-- begin DATASET EXTRACT --
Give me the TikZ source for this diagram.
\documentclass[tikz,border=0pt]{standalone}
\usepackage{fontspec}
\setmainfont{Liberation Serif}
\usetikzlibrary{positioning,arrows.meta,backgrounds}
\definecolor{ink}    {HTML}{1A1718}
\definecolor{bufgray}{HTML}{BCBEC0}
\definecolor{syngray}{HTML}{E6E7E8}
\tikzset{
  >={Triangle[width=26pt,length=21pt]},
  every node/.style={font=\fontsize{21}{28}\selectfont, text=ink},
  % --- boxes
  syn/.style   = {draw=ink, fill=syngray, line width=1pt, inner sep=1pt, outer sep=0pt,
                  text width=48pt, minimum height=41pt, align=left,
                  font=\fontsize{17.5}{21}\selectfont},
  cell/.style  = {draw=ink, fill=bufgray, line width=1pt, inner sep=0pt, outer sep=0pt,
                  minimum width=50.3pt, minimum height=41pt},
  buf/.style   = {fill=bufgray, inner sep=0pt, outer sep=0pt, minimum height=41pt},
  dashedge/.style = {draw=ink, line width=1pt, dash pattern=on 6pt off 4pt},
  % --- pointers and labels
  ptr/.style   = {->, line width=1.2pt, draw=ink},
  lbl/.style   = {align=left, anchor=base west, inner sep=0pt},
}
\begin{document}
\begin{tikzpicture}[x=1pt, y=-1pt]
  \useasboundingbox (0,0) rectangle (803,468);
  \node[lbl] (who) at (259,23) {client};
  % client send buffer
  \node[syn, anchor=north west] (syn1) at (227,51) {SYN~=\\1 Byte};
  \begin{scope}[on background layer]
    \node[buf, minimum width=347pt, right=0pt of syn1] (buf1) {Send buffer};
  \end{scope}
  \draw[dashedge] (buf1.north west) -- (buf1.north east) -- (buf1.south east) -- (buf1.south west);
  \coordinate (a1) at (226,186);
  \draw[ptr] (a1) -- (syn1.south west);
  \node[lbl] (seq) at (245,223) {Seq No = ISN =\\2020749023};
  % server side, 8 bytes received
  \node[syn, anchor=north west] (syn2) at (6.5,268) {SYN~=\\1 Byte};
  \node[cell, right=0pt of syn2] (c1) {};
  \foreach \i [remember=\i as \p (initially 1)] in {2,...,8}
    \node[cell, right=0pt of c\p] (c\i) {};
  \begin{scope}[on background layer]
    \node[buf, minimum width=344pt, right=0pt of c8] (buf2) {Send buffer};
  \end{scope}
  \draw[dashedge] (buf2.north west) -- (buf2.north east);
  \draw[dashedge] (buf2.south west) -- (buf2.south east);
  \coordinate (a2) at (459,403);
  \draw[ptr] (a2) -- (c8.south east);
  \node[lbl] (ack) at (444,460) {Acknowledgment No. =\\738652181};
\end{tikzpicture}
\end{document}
-- end DATASET EXTRACT --
(TASK DESCRIPTION) Copy down the whole of the data above, matching it exactly.

(ANSWER TO THE PROBLEM)
Give me the TikZ source for this diagram.
\documentclass[tikz,border=0pt]{standalone}
\usepackage{fontspec}
\setmainfont{Liberation Serif}
\usetikzlibrary{positioning,arrows.meta,backgrounds}
\definecolor{ink}    {HTML}{1A1718}
\definecolor{bufgray}{HTML}{BCBEC0}
\definecolor{syngray}{HTML}{E6E7E8}
\tikzset{
  >={Triangle[width=26pt,length=21pt]},
  every node/.style={font=\fontsize{21}{28}\selectfont, text=ink},
  % --- boxes
  syn/.style   = {draw=ink, fill=syngray, line width=1pt, inner sep=1pt, outer sep=0pt,
                  text width=48pt, minimum height=41pt, align=left,
                  font=\fontsize{17.5}{21}\selectfont},
  cell/.style  = {draw=ink, fill=bufgray, line width=1pt, inner sep=0pt, outer sep=0pt,
                  minimum width=50.3pt, minimum height=41pt},
  buf/.style   = {fill=bufgray, inner sep=0pt, outer sep=0pt, minimum height=41pt},
  dashedge/.style = {draw=ink, line width=1pt, dash pattern=on 6pt off 4pt},
  % --- pointers and labels
  ptr/.style   = {->, line width=1.2pt, draw=ink},
  lbl/.style   = {align=left, anchor=base west, inner sep=0pt},
}
\begin{document}
\begin{tikzpicture}[x=1pt, y=-1pt]
  \useasboundingbox (0,0) rectangle (803,468);
  \node[lbl] (who) at (259,23) {client};
  % client send buffer
  \node[syn, anchor=north west] (syn1) at (227,51) {SYN~=\\1 Byte};
  \begin{scope}[on background layer]
    \node[buf, minimum width=347pt, right=0pt of syn1] (buf1) {Send buffer};
  \end{scope}
  \draw[dashedge] (buf1.north west) -- (buf1.north east) -- (buf1.south east) -- (buf1.south west);
  \coordinate (a1) at (226,186);
  \draw[ptr] (a1) -- (syn1.south west);
  \node[lbl] (seq) at (245,223) {Seq No = ISN =\\2020749023};
  % server side, 8 bytes received
  \node[syn, anchor=north west] (syn2) at (6.5,268) {SYN~=\\1 Byte};
  \node[cell, right=0pt of syn2] (c1) {};
  \foreach \i [remember=\i as \p (initially 1)] in {2,...,8}
    \node[cell, right=0pt of c\p] (c\i) {};
  \begin{scope}[on background layer]
    \node[buf, minimum width=344pt, right=0pt of c8] (buf2) {Send buffer};
  \end{scope}
  \draw[dashedge] (buf2.north west) -- (buf2.north east);
  \draw[dashedge] (buf2.south west) -- (buf2.south east);
  \coordinate (a2) at (459,403);
  \draw[ptr] (a2) -- (c8.south east);
  \node[lbl] (ack) at (444,460) {Acknowledgment No. =\\738652181};
\end{tikzpicture}
\end{document}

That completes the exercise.